US West Leads The Renewable Energy Way

According to the American Council on Renewable Energy, western US states are leading the charge on good clean energy policy and investment and other regions in the nation need to follow their lead.

According to the American Council on Renewable Energy, western US states are leading the charge on good clean energy policy and investment and other regions in the nation need to follow their lead.

In the first instalment of its annual “Renewable Energy In The 50 States” report, ACORE reviewed the renewable energy policies, programs and investment environment in the 13 states that make up the Western Region, and judged the potential for future growth of the renewables sector.

Three more reports, focusing on the Midwest, Northeast, and the Southeast, are due for release in coming months.

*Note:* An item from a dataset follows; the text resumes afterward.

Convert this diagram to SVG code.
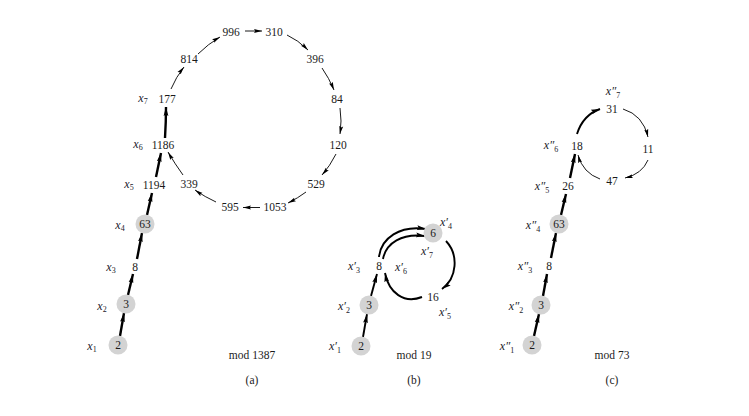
<svg xmlns="http://www.w3.org/2000/svg" width="749" height="416" viewBox="0 0 749 416">
<style>
.n{font-family:"Liberation Serif","Times New Roman",serif;font-size:11.5px;fill:#1a1a1a;text-anchor:middle}
.l{font-family:"Liberation Serif","Times New Roman",serif;font-size:12px;font-style:italic;fill:#1a1a2a;text-anchor:middle}
.s{font-size:8px;font-style:normal}
.c{fill:#d3d3d3;stroke:none}
.tk{fill:none;stroke:#000;stroke-width:2.4;marker-end:url(#ah)}
.tn{fill:none;stroke:#000;stroke-width:0.9;marker-end:url(#ahs)}
.tm{fill:none;stroke:#000;stroke-width:1.9;marker-end:url(#ah)}
</style>
<defs>
<marker id="ah" markerUnits="userSpaceOnUse" markerWidth="10" markerHeight="8" refX="9" refY="3" orient="auto" viewBox="0 0 10 6">
<path d="M0,0.6 L9,3 L0,5.4 L1.5,3 Z" fill="#000"/>
</marker>
<marker id="ahs" markerUnits="userSpaceOnUse" markerWidth="9" markerHeight="6" refX="8" refY="2.5" orient="auto" viewBox="0 0 9 5">
<path d="M0,0.5 L8,2.5 L0,4.5 L1.3,2.5 Z" fill="#000"/>
</marker>
</defs>
<rect width="749" height="416" fill="#fff"/>

<g id="connectors">
<path class="tk" d="M120,336 L124,313"/>
<path class="tk" d="M128,295 L133,274"/>
<path class="tk" d="M137,259 L142,233"/>
<path class="tk" d="M147,215 L152,193"/>
<path class="tk" d="M156,177 L161,153"/>
<path class="tk" d="M165,138 Q166,122 166,107"/>
<path class="tn" d="M171,89 Q176,77 184,67"/>
<path class="tn" d="M198,54 Q208,44 220,37"/>
<path class="tn" d="M245,31 L262,31"/>
<path class="tn" d="M287,35 Q298,40 308,50"/>
<path class="tn" d="M322,68 Q329,78 334,90"/>
<path class="tn" d="M340,108 Q342,121 340,134"/>
<path class="tn" d="M336,154 Q330,166 322,175"/>
<path class="tn" d="M306,192 Q298,198 288,203"/>
<path class="tn" d="M260,207.5 L243,207.5"/>
<path class="tn" d="M216,202 Q205,197 195,190"/>
<path class="tn" d="M183,175 Q175,164 168,152"/>
<path class="tm" d="M363,337 L367,314"/>
<path class="tm" d="M371,296 L377,274"/>
<path class="tm" d="M379,257 C381,238 400,225 426,229"/>
<path class="tm" d="M383,259 C386,243 402,233 425,236"/>
<path class="tm" d="M446,241 C459,255 457,278 442,289"/>
<path class="tm" d="M422,297 C404,304 389,293 385,273"/>
<path class="tk" d="M534,336 L539,314"/>
<path class="tk" d="M543,296 L547,274"/>
<path class="tk" d="M551,258 L556,233"/>
<path class="tk" d="M561,215 L566,194"/>
<path class="tk" d="M570,178 L575,154"/>
<path class="tm" d="M577,134 Q583,115 600,109"/>
<path class="tn" d="M623,109 Q643,115 648,137"/>
<path class="tn" d="M648,160 Q642,174 625,178"/>
<path class="tn" d="M600,179 Q583,173 578,155"/>
</g>

<g id="a_2"><circle class="c" cx="118" cy="345" r="9.5"/><text class="n" x="118" y="349">2</text></g>
<g id="a_3"><circle class="c" cx="126" cy="304" r="9.5"/><text class="n" x="126" y="308">3</text></g>
<g id="a_8"><text class="n" x="135" y="271">8</text></g>
<g id="a_63"><circle class="c" cx="145" cy="224" r="9.5"/><text class="n" x="145" y="228">63</text></g>
<g id="a_1194"><text class="n" x="154" y="189">1194</text></g>
<g id="a_1186"><text class="n" x="163" y="149">1186</text></g>
<g id="a_177"><text class="n" x="167" y="103">177</text></g>
<g id="a_814"><text class="n" x="189" y="63">814</text></g>
<g id="a_996"><text class="n" x="231" y="36">996</text></g>
<g id="a_310"><text class="n" x="274" y="36">310</text></g>
<g id="a_396"><text class="n" x="315" y="63">396</text></g>
<g id="a_84"><text class="n" x="337" y="103">84</text></g>
<g id="a_120"><text class="n" x="338" y="149">120</text></g>
<g id="a_529"><text class="n" x="316" y="188">529</text></g>
<g id="a_1053"><text class="n" x="275" y="211">1053</text></g>
<g id="a_595"><text class="n" x="230" y="211">595</text></g>
<g id="a_339"><text class="n" x="189" y="188">339</text></g>
<g id="a_labels">
<text class="l" x="92" y="350">x<tspan class="s" dy="2">1</tspan></text>
<text class="l" x="102" y="310">x<tspan class="s" dy="2">2</tspan></text>
<text class="l" x="111" y="271">x<tspan class="s" dy="2">3</tspan></text>
<text class="l" x="120" y="229">x<tspan class="s" dy="2">4</tspan></text>
<text class="l" x="129" y="188">x<tspan class="s" dy="2">5</tspan></text>
<text class="l" x="138" y="148">x<tspan class="s" dy="2">6</tspan></text>
<text class="l" x="143" y="102">x<tspan class="s" dy="2">7</tspan></text>
<text class="n" x="252" y="359">mod 1387</text>
<text class="n" x="252" y="384">(a)</text>
</g>

<g id="b_2"><circle class="c" cx="361" cy="346" r="9.5"/><text class="n" x="361" y="350">2</text></g>
<g id="b_3"><circle class="c" cx="369" cy="305" r="9.5"/><text class="n" x="369" y="309">3</text></g>
<g id="b_8"><text class="n" x="379" y="270">8</text></g>
<g id="b_6"><circle class="c" cx="433" cy="233" r="9.5"/><text class="n" x="433" y="237">6</text></g>
<g id="b_16"><text class="n" x="433" y="301">16</text></g>
<g id="b_labels">
<text class="l" x="335" y="350">x′<tspan class="s" dy="3">1</tspan></text>
<text class="l" x="344" y="310">x′<tspan class="s" dy="3">2</tspan></text>
<text class="l" x="354" y="270">x′<tspan class="s" dy="3">3</tspan></text>
<text class="l" x="446" y="226">x′<tspan class="s" dy="3">4</tspan></text>
<text class="l" x="445" y="316">x′<tspan class="s" dy="3">5</tspan></text>
<text class="l" x="401" y="271">x′<tspan class="s" dy="3">6</tspan></text>
<text class="l" x="427" y="255">x′<tspan class="s" dy="3">7</tspan></text>
<text class="n" x="414" y="359">mod 19</text>
<text class="n" x="414" y="384">(b)</text>
</g>

<g id="c_2"><circle class="c" cx="532" cy="345" r="9.5"/><text class="n" x="532" y="349">2</text></g>
<g id="c_3"><circle class="c" cx="541" cy="305" r="9.5"/><text class="n" x="541" y="309">3</text></g>
<g id="c_8"><text class="n" x="549" y="270">8</text></g>
<g id="c_63"><circle class="c" cx="559" cy="224" r="9.5"/><text class="n" x="559" y="228">63</text></g>
<g id="c_26"><text class="n" x="568" y="190">26</text></g>
<g id="c_18"><text class="n" x="577" y="150">18</text></g>
<g id="c_31"><text class="n" x="612" y="113">31</text></g>
<g id="c_11"><text class="n" x="648" y="153">11</text></g>
<g id="c_47"><text class="n" x="612" y="185">47</text></g>
<g id="c_labels">
<text class="l" x="507" y="350">x″<tspan class="s" dy="3">1</tspan></text>
<text class="l" x="516" y="310">x″<tspan class="s" dy="3">2</tspan></text>
<text class="l" x="525" y="270">x″<tspan class="s" dy="3">3</tspan></text>
<text class="l" x="533" y="229">x″<tspan class="s" dy="3">4</tspan></text>
<text class="l" x="542" y="190">x″<tspan class="s" dy="3">5</tspan></text>
<text class="l" x="551" y="149">x″<tspan class="s" dy="3">6</tspan></text>
<text class="l" x="613" y="95">x″<tspan class="s" dy="3">7</tspan></text>
<text class="n" x="612" y="359">mod 73</text>
<text class="n" x="612" y="384">(c)</text>
</g>
</svg>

The ACORE report found while all states had benefited from enhanced federal government support for wind, solar, and other renewable technologies over the last ten years, “In no part of the U.S. is this truer than in the West,” said Michael Brower, ACORE’s Interim President and CEO.

“With strong renewable portfolio standards (RPS), the political will to protect and/or expand them, and the nearly half of 2012’s new build asset finance for renewable energy, the West is far and away in the national renewable energy vanguard. America needs all the states in our three other regions to quickly follow their lead.”

The Western Region holds the USA’s most solar energy capacity, accounting for 65 percent of the nation’s solar photovoltaic capacity and 86 percent of the nation’s solar thermal electric capacity. Every state has installed wind power, with California and Oregon in the top five states nationwide for wind capacity.

Population growth is expected to fuel more demand for renewable power, said Lesley Hunter, ACORE’s Research and Program Manager and lead author of the report.

“[D]eployment is growing to meet this demand, and the West produced approximately 31% of its total energy generation from renewable energy sources. That is compared to 12% nationally in 2012.”

But the real driver of the renewable sector across the Western Region were strong state renewable portfolio standards, with nine states mandating renewable energy production and guaranteeing net metering standards for small-scale distributed generation technologies, such as rooftop solar power systems.

The Western Region Report, which can be viewed in full here (PDF), was released this week at the Renewable Energy Finance Forum-West industry conference in San Francisco.